In Ethiopia’s busy capital Addis Ababa there is a hospital only for women. Long rows of white and light-blue sheets hang to dry in the afternoon breeze, and only a faint buzzing from the pulsating life of the capital city slips through the fence into the hospital garden. A group of women are sitting on the wide steps into one of the wards. They talk and braid each other’s hair, while an old Nokia cell phone plays music in Amharic. Suddenly one of the women rushes down to the drain groove, where she squats before it is to late and she accidentally will make her hospital dress wet. Some of the other women have a small stain on the back of their dresses, which tells that they didn’t manage to go to the drain in time.
They are all incontinent and mothers to a stillborn baby. They live with a hidden tear in their lower body and have arrived to the hospital in order to get help. Some of them have lost everything, and to them the hospital has become their only sanctuary.
They all suffer from the childbirth injury fistula.
Worldwide more than two million women and young girls live with untreated fistula. Most of them live in Asia or sub-Saharan Africa in poor areas far away from hospitals. Prolonged labour, limited access to midwifery and teenage pregnancies are some of the factors causing the injury. The women and girls are left with a hole between the birth canal and the bladder, which means that they can’t control the leaking of urine or faeces anymore.
The incontinence leaves the women in a vulnerable situation. Many experience being rejected by family members, abandoned by their husband or expelled by their local community. It is also hard for the women to work due to the incontinence, and many are pushed out into further poverty.
In most cases fistula can be cured with surgery. But many women are not aware that they can get help or it can be too difficult for them to reach a hospital performing the surgeries.

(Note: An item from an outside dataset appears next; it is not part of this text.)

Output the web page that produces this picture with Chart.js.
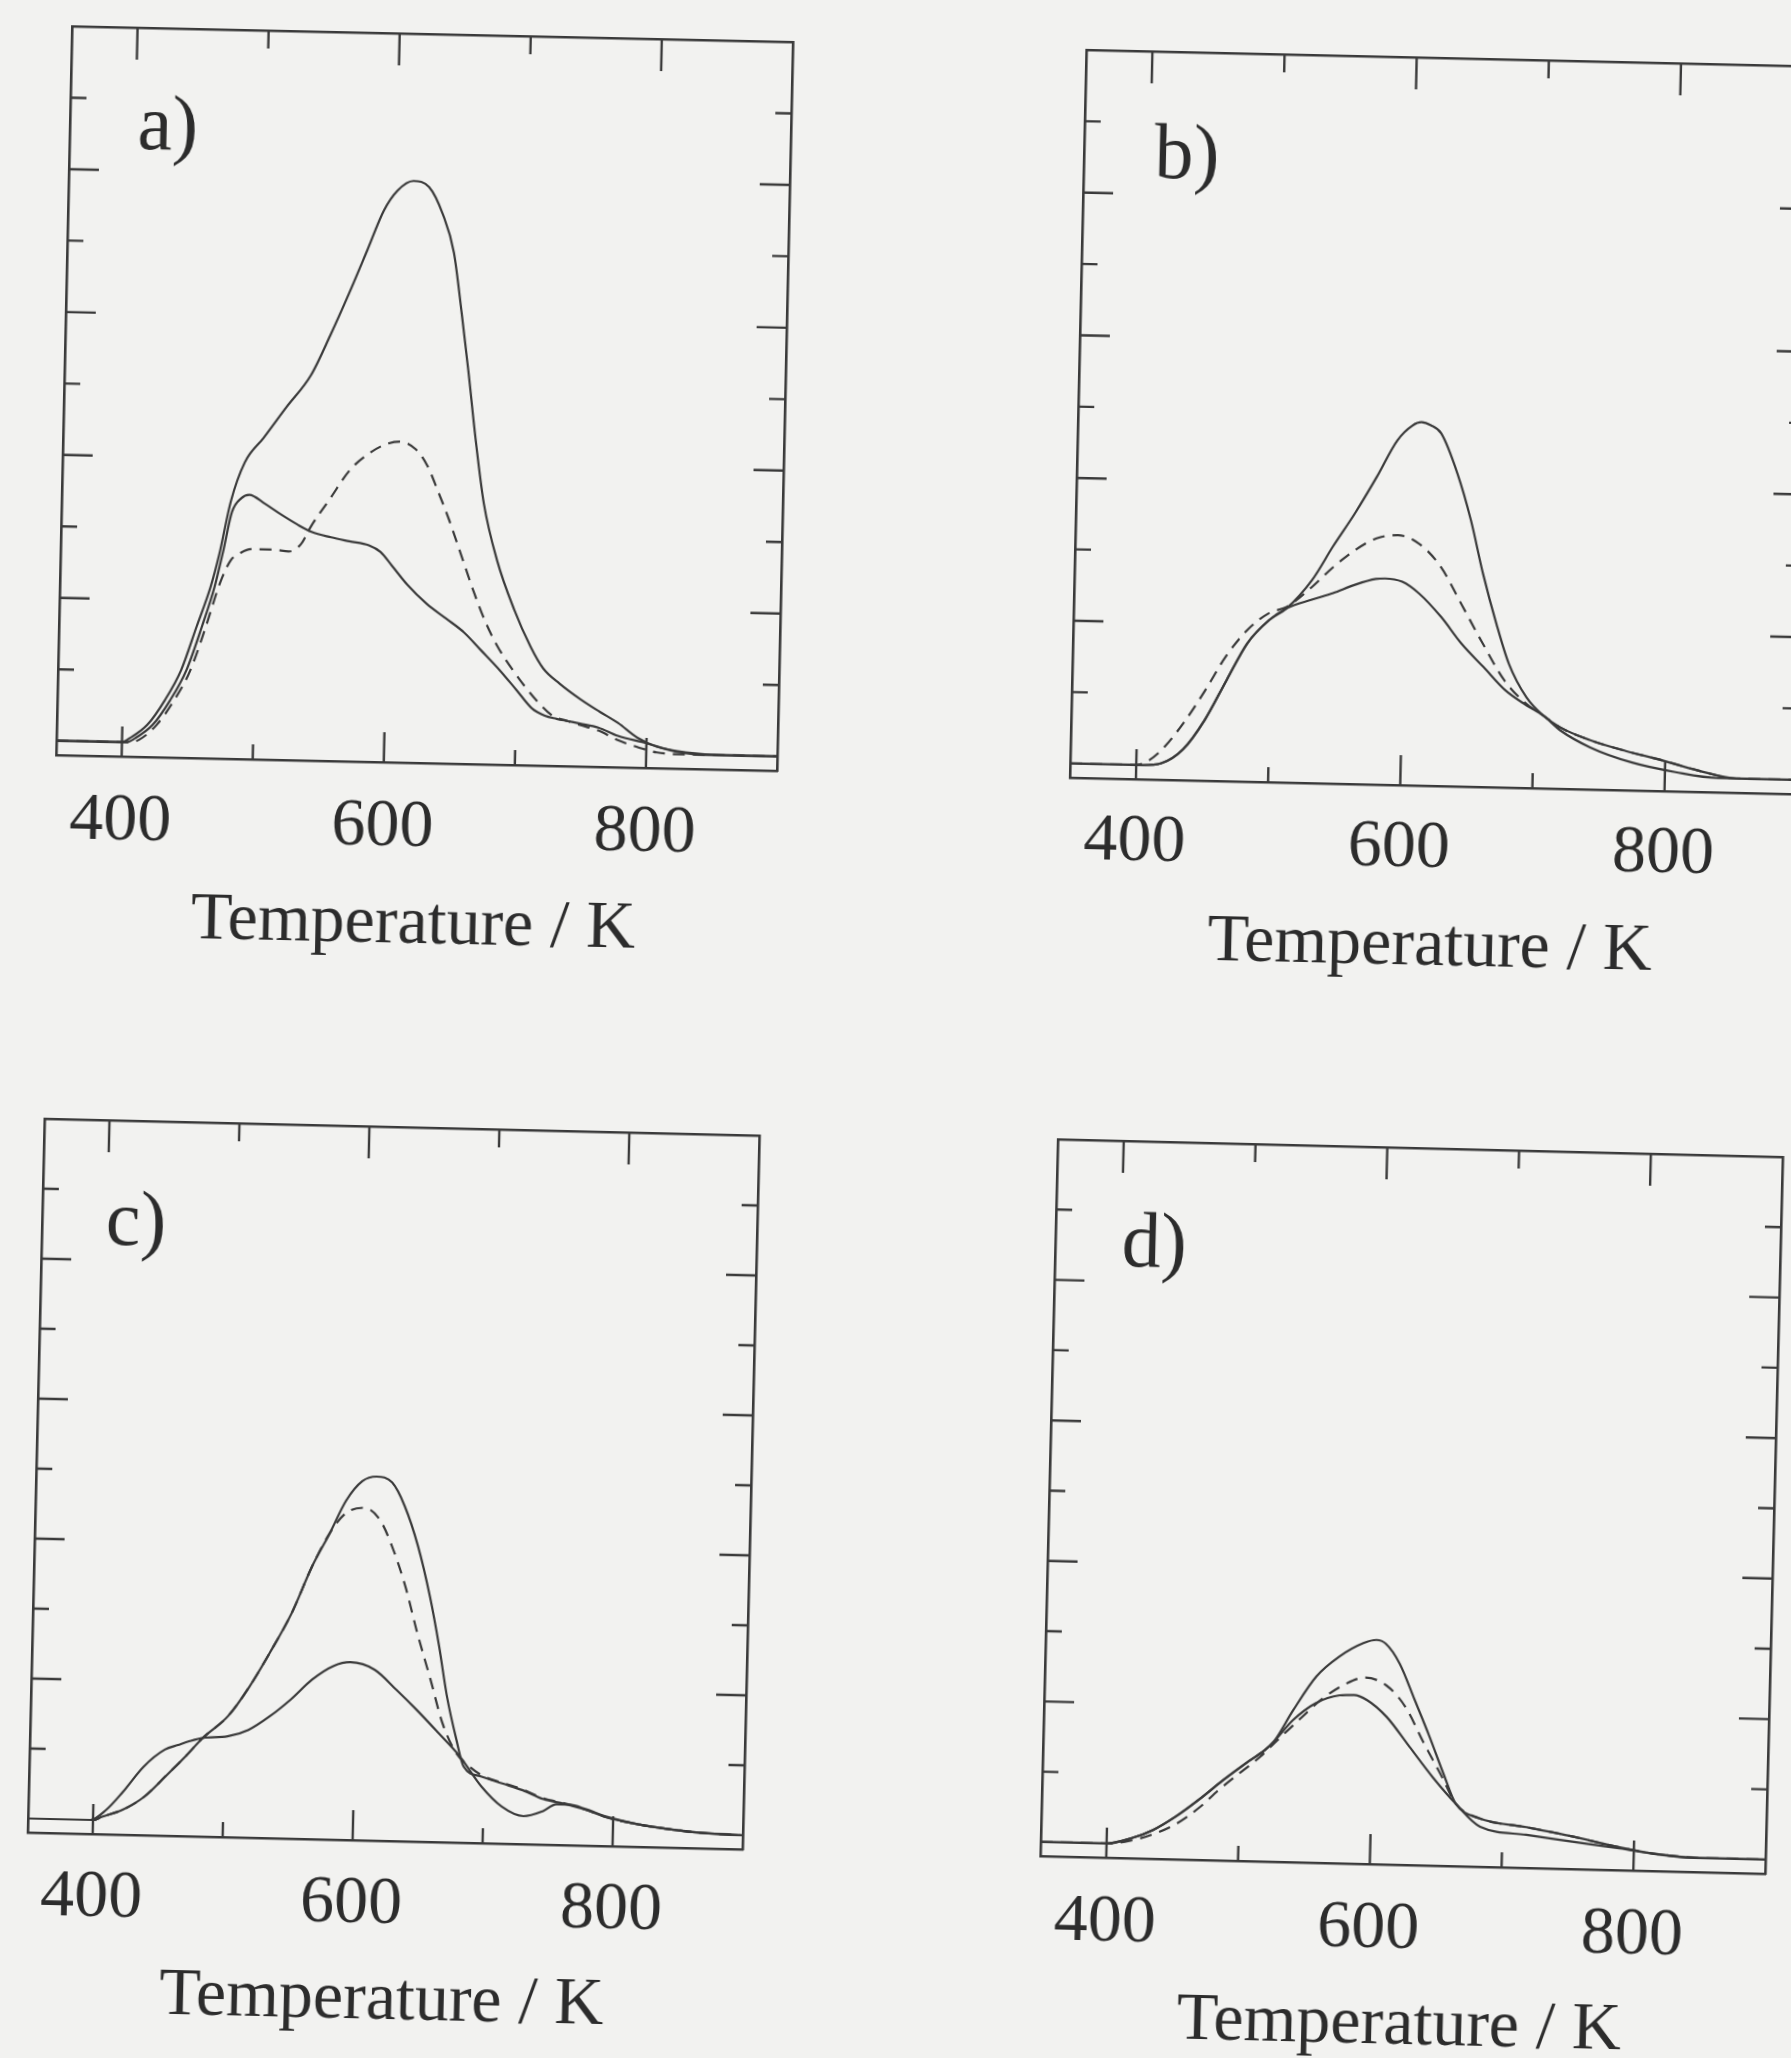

Hamlin Fistula Hospital in Ethiopia is one of the only hospitals in Africa, which entirely focuses on fistula treatment. In Ethiopia alone around 39.000 women live with untreated fistula and nearly 3700 develop the injury each year. The hospital focuses both on fistula surgeries, but has also a rehabilitation centre outside Addis Ababa. The centre works as a refuge for the women most affected by social stigmatization or incurable fistula.